Cubs Chairman Crane Kenney says the team is looking at a new spring-training home; contenders include Gila River Indian Reservation or a new Mesa complex in Arizona, and Sarasota in Florida.
In his annual spring meeting with reporters, Cubs Chairman Crane Kenney admits the team’s days at Mesa’s HoHoKam Park are numbered and says the team is looking at a new spring-training home.

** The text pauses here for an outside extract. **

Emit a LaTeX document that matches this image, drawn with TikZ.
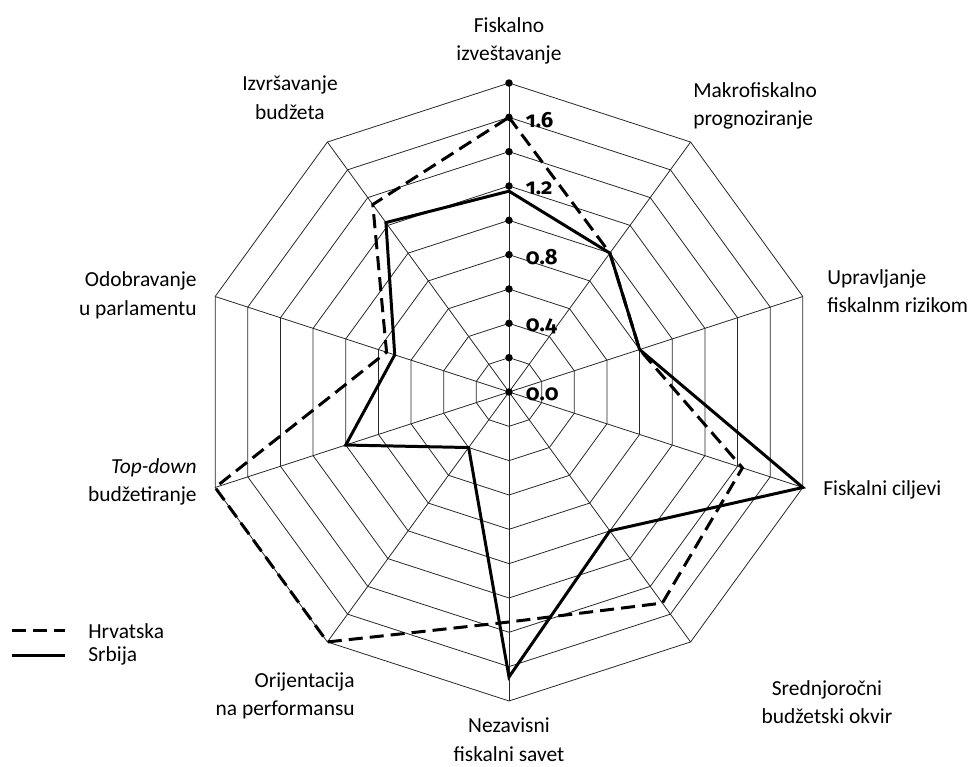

The issue: the team practices at Fitch Field and plays at HoHoKam Park. While HoHoKam Park is a perfectly fine facility and the Cubs are a great draw — perennially leading the Cactus League in attendance — the ballpark lacks the luxury amenities you find in the new spring facilities. When you have luxury, you have bigger bucks (in theory; the Dodgers and the White Sox found out differently this spring at Camelback Ranch Stadium). And with Tom Ricketts closing on the $900-million purchase of the Cubs and Wrigley Field, the more bucks the better.

Hence the search for a new spring-training home. With a renovated HoHoKam Park apparently already out of the picture for the Cubs, the team has been casting about for a new spring home, either in Arizona or Florida. It would certainly be a long-delayed return to Florida should the Cubs return to the Grapefruit League; the team last trained in Florida in 1916, when the Cubs set up shop in Tampa.

We hear three locations are at the top of the Cubs’ nascent wish list: a new ballpark on the Gila River Indian Reservation in Chandler, a Mesa location next to a proposed Gaylord hotel/convention center, and Sarasota in Florida.

All three have some advantages. It’s no secret the Gila River tribe has been on the prowl for spring-training team, having already responded to a request for bids from the Arizona Diamondbacks and Colorado Rockies. The tribe would need to change its plans to attract the Cubs: the bid was for two teams, but the Cubs are making it very clear they have no plans to share a facility with another team.

The surprise contender in all of this: Sarasota. Really, on one level it’s not a surprise: Sarasota’s demographics are absurdly strong, there’s already interest in town for spring training, and the city has a location — Payne Park — already in place. (The Cubs aren’t interested in a renovated Ed Smith Stadium; their demands are for a new facility.) Plus, there’s already a pot of money on the table, one that may be sweetened if the Cubs express strong interest in the city. We’re also told the Cubs’ Florida list begins and ends with Sarasota; they’re not interested in Dodgertown or Fort Myers, and they don’t see any new complex in Orlando being a realistic proposition.